Accuracy is not the whole story
A central claim of the paper is that accuracy alone is an incomplete measure of coding-agent quality. Autonomous coding systems repeatedly call models, inspect files, issue commands, run tests, and maintain session state, so two systems with similar Pass@1 can impose very different API costs, wall-clock durations, token usage patterns, and interaction lengths. Claw-SWE-Bench therefore reports total API cost, average wall-clock duration, cache hit rate, and Pass@1 under a fixed outer budget. The paper uses a resolve-rate–cost Pareto view over a five-claw by two-model sweep to show that accuracy and cost do not move in lockstep.
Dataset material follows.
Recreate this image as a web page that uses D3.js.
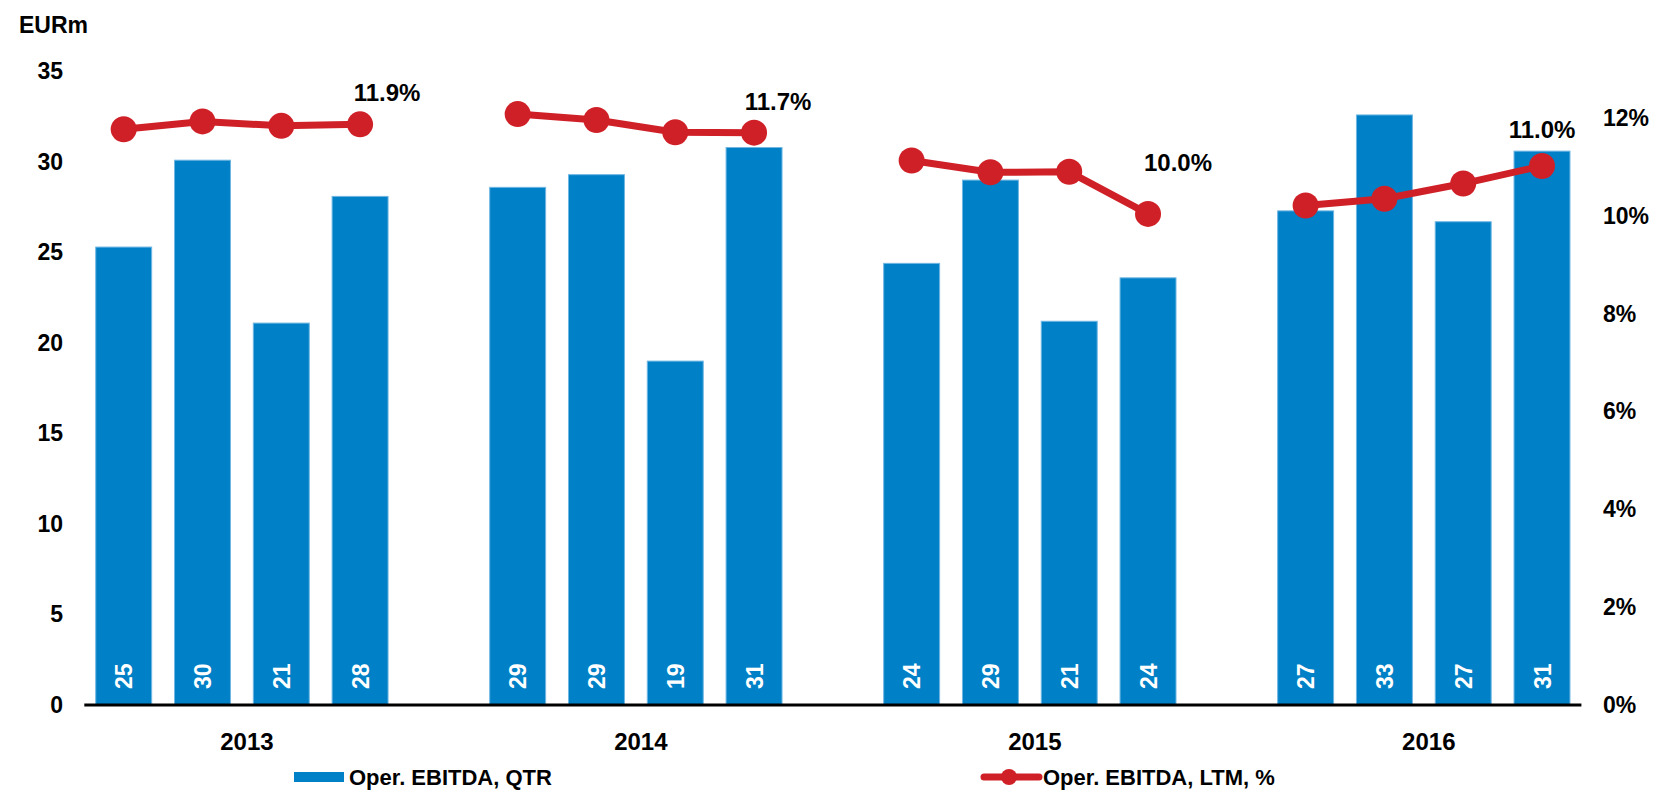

This makes cost-aware reporting part of the benchmark design rather than a secondary diagnostic, which matters for reproducible evaluation, regression testing, and participation by teams with limited compute budgets.

Main takeaway: the harness matters a lot
The experiments show that harness design materially changes SWE-style coding performance. With the same GLM 5.1 backbone, OpenClaw using a minimal direct-diff adapter reaches only 19.1% Pass@1, while the full adapter reaches 73.4%, demonstrating that adaptation is not a minor engineering detail but a major determinant of measured coding ability. Across an OpenClaw sweep over nine models, model choice changes Pass@1 by 29.4 percentage points, and across a five-claw by two-model sweep, harness choice changes Pass@1 by up to 27.4 percentage points under fixed models. The paper also releases Claw-SWE-Bench Lite, an 80-instance subset selected by a cost-aware, rank-aware procedure over 17 calibration columns to preserve resolve-rate parity, pairwise ranking stability, language coverage, and cost structure. Lite reduces evaluation cost while supporting faster adapter debugging, model screening, prompt iteration, and regression checks, while the full 350-instance benchmark remains the reference for comprehensive comparison.